Lloyd Evans Lloyd Evans

PMQs sketch: what Tony Blair knew about being a toff, and what Nick Clegg doesn’t

Hattie Harman tried to crack Clegg today. The deputy prime minister, standing in for David Cameron, explained carefully that his boss was visiting, ‘Israel and the Occupied Palestinian territories.’ Not a title the Israeli Tourist board has got round to using.

Hattie wasn’t on her best form. She tried to draw Clegg as a hypocritical house-slave attempting to duck responsibility for his master’s actions. But she plodded through her jibes. Over-rehearsal had killed her hunger to perform. And Clegg met all her accusations with a simple ploy. Blame Labour. It worked every time. On the bedroom tax Clegg had the support of the figures. A million and a half are on housing waiting lists. The same number are in homes with spare rooms. Makes sense.

Clegg took the opportunity to unfurl his new repertoire of vitriolic slogans. He said that Hattie and her colleagues had ‘sucked up to the City’, ‘crashed the economy’, and ‘left the worst peacetime deficit in history’. Labour were ‘the party of Fred Goodwin.’

Hattie tried turning Clegg’s state-of-the-nation musings against him.

‘He may love Britain but Britain doesn’t love him.’

‘Punchline wasn’t worth waiting for,’ sniffed Clegg. Then he rattled through a checklist of Labour’s blunders and the Coalition’s remedies and a strange transformation took place. He began to sound like an old Tory bruiser returning to Downing Street after ousting three socialist administrations in a row.
‘As ever,’ he huffed, ‘we’re clearing up the mess her party left behind.’

Labour’s backbenchers used Clegg for a spot of target practice. One called him a lapdog. ‘At least we’re not the lapdogs of the bankers,’ he said.

Another accused him of ‘spineless, shameless capitulation to the Tories on the NHS’. Clegg countered that Labour had done ‘sweetheart deals’ with healthcare privateers.

He caught it from the Conservatives too. Peter Bone called him an undemocratic Liberal Democrat for withdrawing his support for an EU referendum. Clegg performed a hand-brake turn and declared his full and consistent support for a referendum but only in circumstances where new powers are about to be ceded to Brussels. Some might call that cheating. He’d simply re-shaped the ‘in or out?’ issue into the ‘would you eat a dodo?’ question. It’ll never happen.

Clegg has an unflappable adroitness in the chamber, yet he still unites all sides against him. Is it the inherent duplicity of the LibDems?
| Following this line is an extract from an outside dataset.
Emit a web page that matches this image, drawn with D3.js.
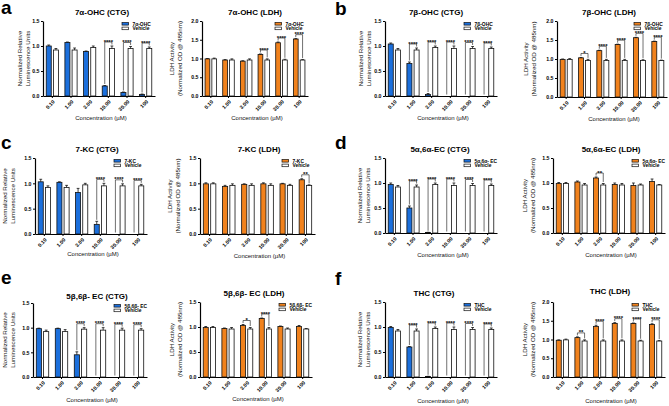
<!DOCTYPE html>
<html>
<head>
<meta charset="utf-8">
<script src="https://cdn.jsdelivr.net/npm/d3@7"></script>
<style>
body { margin: 0; background: #fff; }
svg { display: block; font-family: "Liberation Sans", Arial, sans-serif; }
</style>
</head>
<body>
<svg id="fig" width="669" height="406"></svg>
<script>
// x categories (µM)
const concentrations = ["0.10", "1.00", "3.00", "10.00", "30.00", "100"];

// vehicle controls, shared per assay
const ctgVehicle    = [0.92, 0.92, 0.97, 0.95, 0.95, 0.95];
const ctgVehicleErr = [0.03, 0.04, 0.03, 0.05, 0.04, 0.03];
const ldhVehicle    = [0.99, 0.96, 0.96, 0.96, 0.96, 0.96];
const ldhVehicleErr = [0.02, 0.03, 0.03, 0.03, 0.02, 0.01];

// 7a-OHC
const ohc7aCtg    = [1.00, 1.07, 0.89, 0.20, 0.07, 0.03];
const ohc7aCtgErr = [0.02, 0.01, 0.01, 0.01, 0.01, 0.01];
const ohc7aCtgSig = ["", "", "", "****", "****", "****"];
const ohc7aLdh    = [0.99, 0.96, 0.93, 1.11, 1.42, 1.52];
const ohc7aLdhErr = [0.01, 0.01, 0.01, 0.01, 0.02, 0.01];
const ohc7aLdhSig = ["", "", "", "****", "****", "****"];

// 7b-OHC
const ohc7bCtg    = [1.04, 0.65, 0.03, 0, 0, 0];
const ohc7bCtgErr = [0.02, 0.03, 0.02, 0, 0, 0];
const ohc7bCtgSig = ["", "****", "****", "****", "****", "****"];
const ohc7bLdh    = [0.99, 1.03, 1.22, 1.38, 1.56, 1.46];
const ohc7bLdhErr = [0.01, 0.01, 0.01, 0.01, 0.01, 0.01];
const ohc7bLdhSig = ["", "*", "****", "****", "****", "****"];

// 7-KC
const kc7Ctg    = [1.03, 1.02, 0.82, 0.19, 0, 0];
const kc7CtgErr = [0.05, 0.01, 0.08, 0.06, 0, 0];
const kc7CtgSig = ["", "", "", "****", "****", "****"];
const kc7Ldh    = [0.99, 0.94, 0.98, 0.99, 0.99, 1.07];
const kc7LdhErr = [0.02, 0.02, 0.01, 0.02, 0.01, 0.02];
const kc7LdhSig = ["", "", "", "", "", "**"];

// 5a,6a-EC
const ecAlphaCtg    = [0.97, 0.50, 0.01, 0, 0, 0];
const ecAlphaCtgErr = [0.03, 0.04, 0.005, 0, 0, 0];
const ecAlphaCtgSig = ["", "****", "****", "****", "****", "****"];
const ecAlphaLdh    = [0.99, 1.02, 1.10, 0.97, 0.95, 1.03];
const ecAlphaLdhErr = [0.02, 0.02, 0.02, 0.03, 0.05, 0.05];
const ecAlphaLdhSig = ["", "", "**", "", "", ""];

// 5b,6b-EC
const ecBetaCtg    = [0.98, 0.98, 0.45, 0, 0, 0];
const ecBetaCtgErr = [0.01, 0.01, 0.06, 0, 0, 0];
const ecBetaCtgSig = ["", "", "****", "****", "****", "****"];
const ecBetaLdh    = [0.99, 0.97, 1.03, 1.17, 1.01, 1.01];
const ecBetaLdhErr = [0.02, 0.01, 0.02, 0.01, 0.01, 0.02];
const ecBetaLdhSig = ["", "", "*", "****", "", ""];

// THC
const thcCtg    = [0.99, 0.60, 0.01, 0, 0, 0];
const thcCtgErr = [0.02, 0.01, 0.005, 0, 0, 0];
const thcCtgSig = ["", "****", "****", "****", "****", "****"];
const thcLdh    = [0.98, 1.05, 1.35, 1.43, 1.43, 1.40];
const thcLdhErr = [0.01, 0.02, 0.03, 0.02, 0.01, 0.02];
const thcLdhSig = ["", "**", "****", "****", "****", "****"];

const blue = "#1b6fdc";
const orange = "#f1821d";
const ctgLabel = ["Normalized Relative", "Luminescence Units"];
const ldhLabel = ["LDH Activity", "(Normalized OD @ 485nm)"];

const svg = d3.select("#fig");

// panel letters
const letters = [["a", 1, 14], ["b", 335, 15], ["c", 1, 149], ["d", 335, 149], ["e", 1, 284], ["f", 335, 285]];
svg.selectAll("text.letter").data(letters).enter().append("text")
    .attr("class", "letter")
    .attr("x", d => d[1]).attr("y", d => d[2])
    .attr("font-size", 19).attr("font-weight", "bold")
    .text(d => d[0]);

const panels = [
  {name: "7α-OHC", assay: "CTG", treat: ohc7aCtg, err: ohc7aCtgErr, sig: ohc7aCtgSig, max: 1.5,
   x0: 43, x1: 155, top: 21, bottom: 96, tx: 102, ty: 14.5, lx: [20, 27.5], xt: 120},
  {name: "7α-OHC", assay: "LDH", treat: ohc7aLdh, err: ohc7aLdhErr, sig: ohc7aLdhSig, max: 2.0,
   x0: 202, x1: 308, top: 21, bottom: 96, tx: 255, ty: 14.5, lx: [172, 179.5], xt: 120},
  {name: "7β-OHC", assay: "CTG", treat: ohc7bCtg, err: ohc7bCtgErr, sig: ohc7bCtgSig, max: 1.5,
   x0: 385, x1: 497, top: 21, bottom: 96, tx: 436, ty: 14.5, lx: [361, 368.5], xt: 120},
  {name: "7β-OHC", assay: "LDH", treat: ohc7bLdh, err: ohc7bLdhErr, sig: ohc7bLdhSig, max: 2.0,
   x0: 557, x1: 667, top: 21, bottom: 97, tx: 609, ty: 14.5, lx: [526, 533.5], xt: 121},
  {name: "7-KC", assay: "CTG", treat: kc7Ctg, err: kc7CtgErr, sig: kc7CtgSig, max: 1.5,
   x0: 35, x1: 147, top: 158, bottom: 234, tx: 97, ty: 151.5, lx: [5, 13], xt: 256},
  {name: "7-KC", assay: "LDH", treat: kc7Ldh, err: kc7LdhErr, sig: kc7LdhSig, max: 1.5,
   x0: 200, x1: 315, top: 158, bottom: 234, tx: 259, ty: 151.5, lx: [170, 178], xt: 258},
  {name: "5α,6α-EC", leg: "5α,6α- EC", assay: "CTG", treat: ecAlphaCtg, err: ecAlphaCtgErr, sig: ecAlphaCtgSig, max: 1.5,
   x0: 385, x1: 497, top: 158, bottom: 233, tx: 440, ty: 151.5, lx: [360, 367.5], xt: 257},
  {name: "5α,6α-EC", leg: "5α,6α- EC", assay: "LDH", treat: ecAlphaLdh, err: ecAlphaLdhErr, sig: ecAlphaLdhSig, max: 1.5,
   x0: 553, x1: 665, top: 158, bottom: 233, tx: 611, ty: 151.5, lx: [525, 533], xt: 257},
  {name: "5β,6β- EC", assay: "CTG", treat: ecBetaCtg, err: ecBetaCtgErr, sig: ecBetaCtgSig, max: 1.5,
   x0: 33, x1: 147, top: 303, bottom: 377, tx: 97, ty: 299, lx: [5, 13], xt: 402},
  {name: "5β,6β- EC", assay: "LDH", treat: ecBetaLdh, err: ecBetaLdhErr, sig: ecBetaLdhSig, max: 1.5,
   x0: 200, x1: 312, top: 302, bottom: 377, tx: 254, ty: 296, lx: [172, 179.5], xt: 401},
  {name: "THC", assay: "CTG", treat: thcCtg, err: thcCtgErr, sig: thcCtgSig, max: 1.5,
   x0: 385, x1: 497, top: 302, bottom: 377, tx: 434, ty: 296, lx: [360, 367.5], xt: 403},
  {name: "THC", assay: "LDH", treat: thcLdh, err: thcLdhErr, sig: thcLdhSig, max: 2.0,
   x0: 553, x1: 665, top: 302, bottom: 377, tx: 610, ty: 294, lx: [525, 532.5], xt: 403}
];

panels.forEach(drawPanel);

function drawPanel(p) {
  const ctg = p.assay === "CTG";
  const veh = ctg ? ctgVehicle : ldhVehicle;
  const vehErr = ctg ? ctgVehicleErr : ldhVehicleErr;
  const color = ctg ? blue : orange;
  const g = svg.append("g");

  const x = d3.scaleBand().domain(concentrations).range([p.x0, p.x1]);
  const xs = d3.scaleBand().domain(["t", "v"]).range([0, x.bandwidth()])
      .paddingInner(0.3).paddingOuter(0.45);
  const y = d3.scaleLinear().domain([0, p.max]).range([p.bottom, p.top]);

  // title
  g.append("text").attr("x", p.tx).attr("y", p.ty)
      .attr("text-anchor", "middle").attr("font-size", 8).attr("font-weight", "bold")
      .text(p.name + " (" + p.assay + ")");

  // y axis
  const ya = g.append("g").attr("transform", "translate(" + p.x0 + ",0)")
      .call(d3.axisLeft(y).tickValues(d3.range(0, p.max + 0.01, 0.5))
        .tickFormat(d3.format(".1f")).tickSize(2).tickSizeOuter(0).tickPadding(1.5));
  ya.selectAll("text").attr("font-size", 5.2).attr("font-weight", "bold").attr("font-family", null);
  ya.select(".domain").attr("stroke-width", 1.2);

  // x axis
  const xa = g.append("g").attr("transform", "translate(0," + p.bottom + ")")
      .call(d3.axisBottom(x).tickSize(2).tickSizeOuter(0));
  xa.select(".domain").attr("stroke-width", 1.2);
  xa.selectAll("text")
      .attr("font-size", 5.2).attr("font-weight", "bold").attr("font-family", null)
      .attr("text-anchor", "end")
      .attr("x", 0).attr("y", 0).attr("dy", "0.35em")
      .attr("transform", "translate(1.5,5) rotate(-45)");

  // axis titles
  (ctg ? ctgLabel : ldhLabel).forEach((t, i) => {
    g.append("text")
        .attr("transform", "translate(" + p.lx[i] + "," + (p.top + p.bottom) / 2 + ") rotate(-90)")
        .attr("text-anchor", "middle").attr("dy", "0.35em")
        .attr("font-size", 6.2).attr("fill", "#111")
        .text(t);
  });
  g.append("text").attr("x", (p.x0 + p.x1) / 2 + 2).attr("y", p.xt)
      .attr("text-anchor", "middle").attr("font-size", 6).attr("fill", "#111")
      .text("Concentration (µM)");

  // bars
  const rows = concentrations.map((c, i) => ({c: c, t: p.treat[i], te: p.err[i], v: veh[i], ve: vehErr[i], s: p.sig[i]}));
  const grp = g.selectAll("g.grp").data(rows).enter().append("g").attr("class", "grp");

  grp.filter(d => d.t > 0).append("rect")
      .attr("x", d => x(d.c) + xs("t")).attr("width", xs.bandwidth())
      .attr("y", d => y(d.t)).attr("height", d => p.bottom - y(d.t))
      .attr("fill", color).attr("stroke", "#111").attr("stroke-width", 0.8);
  grp.append("rect")
      .attr("x", d => x(d.c) + xs("v")).attr("width", xs.bandwidth())
      .attr("y", d => y(d.v)).attr("height", d => p.bottom - y(d.v))
      .attr("fill", "#fff").attr("stroke", "#111").attr("stroke-width", 0.8);

  // error bars (upper)
  const errBar = (key, val, e) => {
    const cx = d => x(d.c) + xs(key) + xs.bandwidth() / 2;
    const sel = grp.filter(d => d[e] > 0);
    sel.append("line").attr("x1", cx).attr("x2", cx)
        .attr("y1", d => y(d[val])).attr("y2", d => y(d[val] + d[e]))
        .attr("stroke", "#111").attr("stroke-width", 0.8);
    sel.append("line").attr("x1", d => cx(d) - 1.4).attr("x2", d => cx(d) + 1.4)
        .attr("y1", d => y(d[val] + d[e])).attr("y2", d => y(d[val] + d[e]))
        .attr("stroke", "#111").attr("stroke-width", 0.8);
  };
  errBar("t", "t", "te");
  errBar("v", "v", "ve");

  // significance brackets
  const sg = grp.filter(d => d.s !== "");
  const tc = d => x(d.c) + xs("t") + xs.bandwidth() / 2;
  const vc = d => x(d.c) + xs("v") + xs.bandwidth() / 2;
  const by = d => Math.min(y(d.t + d.te), y(d.v + d.ve)) - 4;
  sg.append("path")
      .attr("d", d => "M" + tc(d) + "," + (y(d.t + d.te) - 1.5) + "V" + by(d) +
                      "H" + vc(d) + "V" + (y(d.v + d.ve) - 1.5))
      .attr("fill", "none").attr("stroke", "#111").attr("stroke-width", 0.6);
  sg.append("text")
      .attr("x", d => (tc(d) + vc(d)) / 2).attr("y", d => by(d) + 1.6)
      .attr("text-anchor", "middle").attr("font-size", 6).attr("font-weight", "bold")
      .text(d => d.s);

  // legend
  const lg = g.append("g").attr("transform", "translate(" + (p.x1 - 33) + "," + (p.top + 1.5) + ")");
  [[color, p.leg || p.name], ["#fff", "Vehicle"]].forEach((it, i) => {
    lg.append("rect").attr("x", 0).attr("y", i * 4.6).attr("width", 6.6).attr("height", 2.6)
        .attr("fill", it[0]).attr("stroke", "#111").attr("stroke-width", 0.7);
    lg.append("text").attr("x", 10.5).attr("y", i * 4.6 + 3)
        .attr("font-size", 4.9).attr("font-weight", "bold")
        .text(it[1]);
  });
}
</script>
</body>
</html>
Is it his personal predicament as a Tory vassal claiming to oppose Tory policy? Or is it just the Blair tribute act? Certainly that brand of Savile Row populism looks out of date. And Clegg is much meaner than Blair ever was. He adores flinging his caustic little insults around and he repeats them with heartfelt relish. But the vituperative tone doesn’t sit well with the visuals. A suave, handsome toff who drips privilege from every pore needs a lighter touch and a more generous exterior. Blair knew that. It hasn’t occurred to Clegg.

He has plenty of confidence and facility but he retains a toxic shiftiness. And he can’t project moral strength. Ask the crucial question – the Vichy question – and Clegg comes out as a collaborator. The kind who later claims to have been a double agent all along. And then stands for president.

His bust-up with Harman was particularly vicious today. And people are wondering if two such bitter foes could ever work together in cabinet.

Of course they could. And they do. Just ask Vince.